Aventuras

Aunque suene mucho a mensaje en una galleta de la fortuna, las mejores aventuras suelen nacer de un salto al vacío. O, como poco, dando un paso adelante.

La vuelta desde el aeropuerto de Cracovia fue ese momento de revelación que hizo que se me pasara por la cabeza, por primera vez, la posibilidad de lanzarme de mi propio puente personal. 

Había sido ese un verano atípico. Mientras la Selección naufragaba estrepitosamente devolviéndonos a nuestro estado natural en los mundiales, yo me andaba cuestionando las preguntas filosóficas fundamentales a los treinta, que son, básicamente, qué narices estás haciendo con tu vida. 

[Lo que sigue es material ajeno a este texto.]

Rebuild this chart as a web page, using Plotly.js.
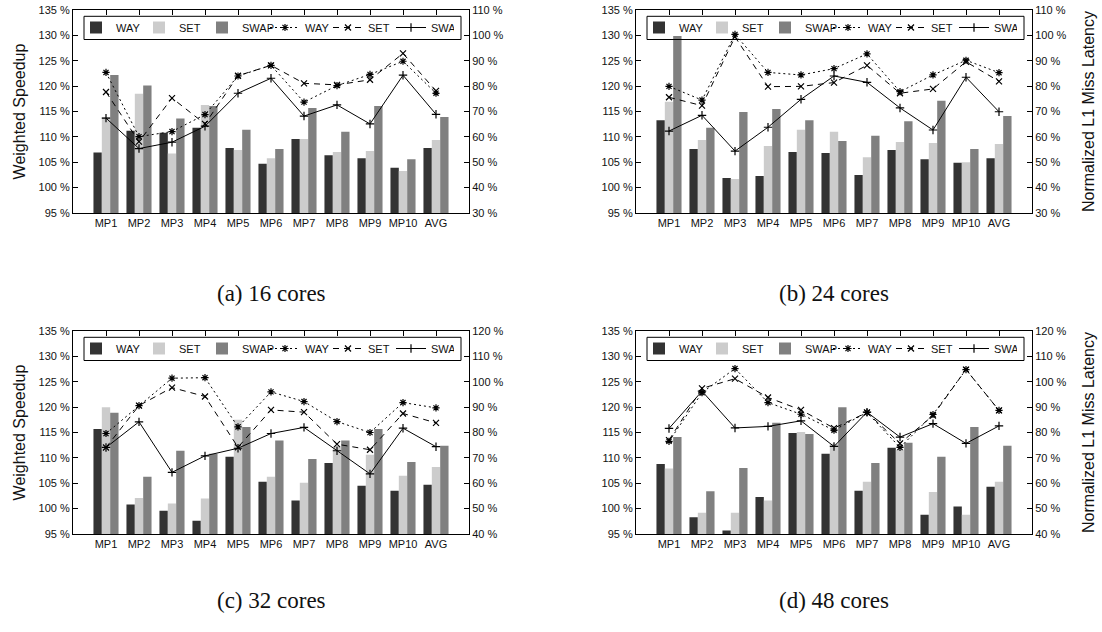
<!DOCTYPE html>
<html>
<head>
<meta charset="utf-8">
<script src="https://cdn.plot.ly/plotly-3.0.1.min.js"></script>
<style>html,body{margin:0;padding:0;background:#fff;}#chart{width:1102px;height:632px;}</style>
</head>
<body>
<div id="chart"></div>
<script>
// ---- data ----
const categories = ['MP1','MP2','MP3','MP4','MP5','MP6','MP7','MP8','MP9','MP10','AVG'];
const seriesNames = ['WAY','SET','SWAP'];
const captions = ['(a) 16 cores','(b) 24 cores','(c) 32 cores','(d) 48 cores'];
const leftTitle = 'Weighted Speedup';
const rightTitle = 'Normalized L1 Miss Latency';

// (a) 16 cores : weighted speedup (bars, %)
const speedupWayA  = [106.9,111.2,110.8,111.8,107.8,104.7,109.6,106.4,105.8,103.9,107.8];
const speedupSetA  = [113.9,118.5,106.7,116.3,107.4,105.8,109.6,107.0,107.2,103.3,109.4];
const speedupSwapA = [122.2,120.1,113.6,116.1,111.4,107.6,115.7,111.0,116.1,105.6,113.9];
// (a) normalized L1 miss latency (lines, %)
const latencyWayA  = [85.4,60.1,62.1,68.8,84.0,88.2,73.7,80.2,84.6,89.8,77.2];
const latencySetA  = [77.7,58.1,75.3,65.1,84.1,88.2,81.1,80.5,82.5,92.9,78.1];
const latencySwapA = [67.4,55.4,57.9,64.2,77.2,83.1,68.2,72.6,65.1,84.3,68.9];

// (b) 24 cores
const speedupWayB  = [113.3,107.6,101.9,102.3,107.0,106.8,102.5,107.4,105.6,104.9,105.8];
const speedupSetB  = [116.9,109.4,101.7,108.2,111.4,111.0,106.0,109.0,108.8,105.0,108.6];
const speedupSwapB = [129.9,111.8,114.9,115.5,113.3,109.2,110.2,113.1,117.1,107.6,114.1];
const latencyWayB  = [79.9,74.5,100.4,85.4,84.4,86.9,92.7,77.8,84.4,90.2,85.3];
const latencySetB  = [75.6,72.3,99.4,79.8,79.9,81.4,88.2,77.2,78.9,89.6,81.9];
const latencySwapB = [62.3,68.5,54.4,63.8,74.8,84.0,81.5,71.4,62.7,83.5,69.9];

// (c) 32 cores
const speedupWayC  = [115.7,100.8,99.6,97.6,110.2,105.3,101.6,109.0,104.5,103.5,104.7];
const speedupSetC  = [120.0,102.1,101.0,102.0,117.5,106.3,105.1,112.2,110.6,106.5,108.2];
const speedupSwapC = [118.9,106.3,111.4,110.8,116.1,113.4,109.8,113.4,115.7,109.2,112.4];
const latencyWayC  = [79.6,90.6,101.4,101.6,82.2,96.0,92.2,84.3,80.0,91.8,89.7];
const latencySetC  = [74.1,90.6,97.7,94.2,74.2,88.9,88.0,75.4,73.2,87.5,83.8];
const latencySwapC = [74.1,84.2,64.3,70.8,73.8,79.6,82.0,72.8,63.7,81.7,74.4];

// (d) 48 cores
const speedupWayD  = [108.8,98.3,95.7,102.3,114.9,110.8,103.5,112.0,98.8,100.4,104.3];
const speedupSetD  = [107.9,99.2,99.2,101.6,115.1,112.8,105.3,111.6,103.3,98.8,105.3];
const speedupSwapD = [114.1,103.4,108.0,116.9,114.7,120.0,109.0,113.0,110.2,116.1,112.4];
const latencyWayD  = [76.5,95.7,105.2,91.8,87.2,80.9,87.9,74.1,87.1,104.8,88.7];
const latencySetD  = [77.0,97.4,101.2,93.8,88.9,81.7,87.9,75.7,86.7,104.8,88.7];
const latencySwapD = [81.6,96.3,81.8,82.4,84.6,74.5,88.0,78.2,83.5,75.7,82.6];

const leftRange = [95, 135];
const rightRanges = [[30,110],[30,110],[40,120],[40,120]];

// ---- build ----
const panels = [
  {bars:[speedupWayA,speedupSetA,speedupSwapA], lines:[latencyWayA,latencySetA,latencySwapA]},
  {bars:[speedupWayB,speedupSetB,speedupSwapB], lines:[latencyWayB,latencySetB,latencySwapB]},
  {bars:[speedupWayC,speedupSetC,speedupSwapC], lines:[latencyWayC,latencySetC,latencySwapC]},
  {bars:[speedupWayD,speedupSetD,speedupSwapD], lines:[latencyWayD,latencySetD,latencySwapD]}
];

const W = 1102, H = 632;
const barColors = ['#333333','#cccccc','#808080'];
const lineDash = ['2px,3px','6px,5px','solid'];
const lineSymbols = ['asterisk-open','x-thin-open','cross-thin-open'];
// plot boxes in pixels [left, right, top, bottom]
const boxes = [[73,469,10,213],[636,1032,10,213],[73,469,331,534],[636,1032,331,534]];

const font = 'Liberation Sans, Arial, sans-serif';
const traces = [];
const layout = {
  width: W, height: H,
  margin: {l:0, r:0, t:0, b:0, autoexpand: false},
  paper_bgcolor: '#ffffff', plot_bgcolor: '#ffffff',
  barmode: 'group', bargap: 0.24, bargroupgap: 0,
  font: {family: font, size: 11, color: '#111'},
  annotations: [], shapes: []
};

panels.forEach((p, i) => {
  const n = i + 1;
  const xa = 'x' + (n === 1 ? '' : n);
  const yL = 'y' + (2*n - 1 === 1 ? '' : (2*n - 1));
  const yR = 'y' + (2*n);
  const lg = 'legend' + (n === 1 ? '' : n);
  const b = boxes[i];
  p.bars.forEach((vals, k) => {
    traces.push({type:'bar', x: categories, y: vals, name: seriesNames[k],
      xaxis: xa, yaxis: yL, legend: lg,
      marker: {color: barColors[k], line: {width: 0}}, hoverinfo: 'skip'});
  });
  p.lines.forEach((vals, k) => {
    traces.push({type:'scatter', mode:'lines+markers', x: categories, y: vals, name: seriesNames[k],
      xaxis: xa, yaxis: yR, legend: lg,
      line: {color:'#000', width: 1, dash: lineDash[k]},
      marker: {symbol: lineSymbols[k], size: 6, color:'#000', line:{color:'#000', width: 1.2}},
      hoverinfo: 'skip'});
  });
  const xdom = [b[0]/W, b[1]/W];
  const ydom = [1 - b[3]/H, 1 - b[2]/H];
  layout['xaxis' + (n === 1 ? '' : n)] = {
    domain: xdom, anchor: yL, type: 'category',
    categoryorder: 'array', categoryarray: categories, range: [-1, 11],
    showline: true, linecolor: '#000', linewidth: 1, mirror: 'ticks',
    ticks: 'inside', ticklen: 5, tickcolor: '#000', showgrid: false, tickangle: 0,
    tickfont: {size: 11, family: font, color: '#111'}, layer: 'below traces', fixedrange: true
  };
  layout['yaxis' + (2*n - 1 === 1 ? '' : (2*n - 1))] = {
    domain: ydom, anchor: xa, range: leftRange, dtick: 5, tick0: 95, ticksuffix: ' %',
    showline: true, linecolor: '#000', linewidth: 1, ticks: 'inside', ticklen: 5, tickcolor: '#000',
    showgrid: false, zeroline: false, tickfont: {size: 11, family: font, color: '#111'},
    title: {text: (i % 2 === 0) ? leftTitle : '', font: {size: 16, family: font, color: '#111'}, standoff: 8},
    fixedrange: true
  };
  layout['yaxis' + (2*n)] = {
    overlaying: yL, side: 'right', anchor: xa, range: rightRanges[i], dtick: 10, tick0: 0, ticksuffix: ' %',
    showline: true, linecolor: '#000', linewidth: 1, ticks: 'inside', ticklen: 5, tickcolor: '#000',
    showgrid: false, zeroline: false, tickfont: {size: 11, family: font, color: '#111'},
    title: {text: (i % 2 === 1) ? rightTitle : '', font: {size: 16, family: font, color: '#111'}, standoff: 17},
    fixedrange: true
  };
  layout[lg] = {
    orientation: 'h', x: (b[0] + 3)/W, y: 1 - (b[2] + 3)/H, xanchor: 'left', yanchor: 'top',
    borderwidth: 0, bgcolor: 'rgba(0,0,0,0)',
    font: {size: 11, family: font, color: '#111'}, itemwidth: 30, entrywidth: 18,
    tracegroupgap: 0
  };
  // key frame
  layout.shapes.push({
    type: 'rect', xref: 'paper', yref: 'paper', layer: 'above',
    x0: (b[0] + 11)/W, x1: (b[1] - 8)/W, y0: 1 - (b[2] + 29.5)/H, y1: 1 - (b[2] + 6.3)/H,
    line: {color: '#000', width: 1}, fillcolor: 'rgba(0,0,0,0)'
  });
  layout.annotations.push({
    text: captions[i], xref: 'paper', yref: 'paper', showarrow: false,
    x: (b[0] + b[1]) / 2 / W, y: 1 - (i < 2 ? 293 : 600) / H, xanchor: 'center', yanchor: 'middle',
    font: {family: 'Liberation Serif, DejaVu Serif, serif', size: 23, color: '#111'}
  });
});

Plotly.newPlot('chart', traces, layout, {displayModeBar: false, staticPlot: true});
</script>
</body>
</html>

Vivía todavía a caballo entre la euforia de verme libre de una vida que no quería para mi y la incapacidad manifiesta de saber qué andaba buscando. 

Fue tras los chupitos de vodka con pimienta, tras esa exaltación de la amistad eterna que suele llegar a las cinco de la mañana. Tras la noche de una ciudad europea abierta al balcón del mundo. 

A la mañana siguiente, paseando entre bicicletas y tranvías, ya de camino al aeropuerto, me dio por pensar. 

Las reflexiones profundas me suelen venir los días de resaca. Y no hay peor resaca emocional que la vuelta de un viaje con amigos. 

Así que, mientras sobrevolábamos Europa, llegué a la conclusión de que igual era momento de hacer algo que me apeteciera de verdad.

A mi.

A la semana, un día antes de que el plazo terminase, le daba al último botón que me separaba de cuatro años de descubrimiento personal. De cuatro años donde sumergirme en el océano de mis propios fantasmas y aprender más de mí mismo que nunca.

Que bueno fue aquello de, por primera vez, saltar al vacío. 

Y aunque cuatro años después sigo sin saber qué hacer con mi vida, al menos tengo la sensación de disfrutar más del camino. Es un poco como dice Zaz, «si me pierdo es que ya me he encontrado y sé que debo continuar». 

Las aventuras son así. Una tarde cualquiera, en un ciudad cualquiera, te paras a pensar y, de repente, decides cambiar tu vida. 

Londres

Recuerdo bajar del avión nervioso. Siempre lo estoy al llegar a algún lugar desconocido. Mi cabeza se llena de mil preocupaciones y parece desconectar de la realidad. Recuerdo aquella cola para comprar el ticket del metro, que era en realidad una tarjeta. ¡Que modernos son estos ingleses!, pensé. Desde que nos ganaron la batalla de Trafalgar, hay demasiado complejo de inferioridad con ellos. Recuerdo sonreír. Y sonreírle. Ahí todavía quedaba una especie de residuo de la ilusión que debería acompañar a los viajes. 

Todavía la miraba con los ojos de un niño antes de irse a dormir la noche antes de Reyes. Todavía creía en un nosotros posible. 

Y sin embargo recuerdo un Londres triste. Apagado. Pese a ser pleno verano, pese a que el sol inglés se parecía mucho al valenciano. Pese a las mangas cortas y los infinitos turistas que llenaban de color las calles. Era un Londres que no sabía a nada. Fugaz.

En un instante abríamos la puerta de ese pequeño loft en Shoreditch y al siguiente hacíamos tiempo en una pequeña taberna en pleno Picadilly. Llovía. O así he guardado esos momentos en mi memoria. 

Fue un fin de semana gris. Donde las lágrimas ya ganaban a las carcajadas. Donde el choque de dos trenes que nunca estuvieron cerca de cruzarse en el camino, incendiaba a su paso lo poco que habíamos construido. 

Recuerdo mirar a través de la pequeña ventana de la cocina de nuestro piso alquilado y ver a las personas caminar. Una pareja paseaba de la mano, él parecía deshacerse con los gestos simpáticos de ella. ¿Tan complicado era tener algo así?, me pregunté. 

Luego vinieron Camden y esa misma charla, esas mismas palabras que llevaban a ninguna parte. Ese querer ser un salmón emocional y pretender remontar el río a contracorriente. Vino el tren de vuelta, su mirada perdida a través del cristal, como recordando tiempos mejores. Nunca llegué a entenderla de verdad. 

Pero, sobretodo, recuerdo mi último instante en suelo inglés. Allí, parados, esperando en la cola para subir de nuevo al avión que nos alejaría del Londres gris que parecía habernos roto para siempre. Allí, en medio de mi propia guerra interna, estuve a punto de echarme a llorar como un niño. 

Como cuando Passenger dice en Survivors eso de «Are there any survivors? Am I here alone? Am I on my own?», jamás me sentí tan solo como en aquella pista de aterrizaje de Londres.

En Londres aprendí que la peor de las soledades no es, necesariamente, aquella en la que no tienes a nadie a tu lado con quien compartir tus momentos.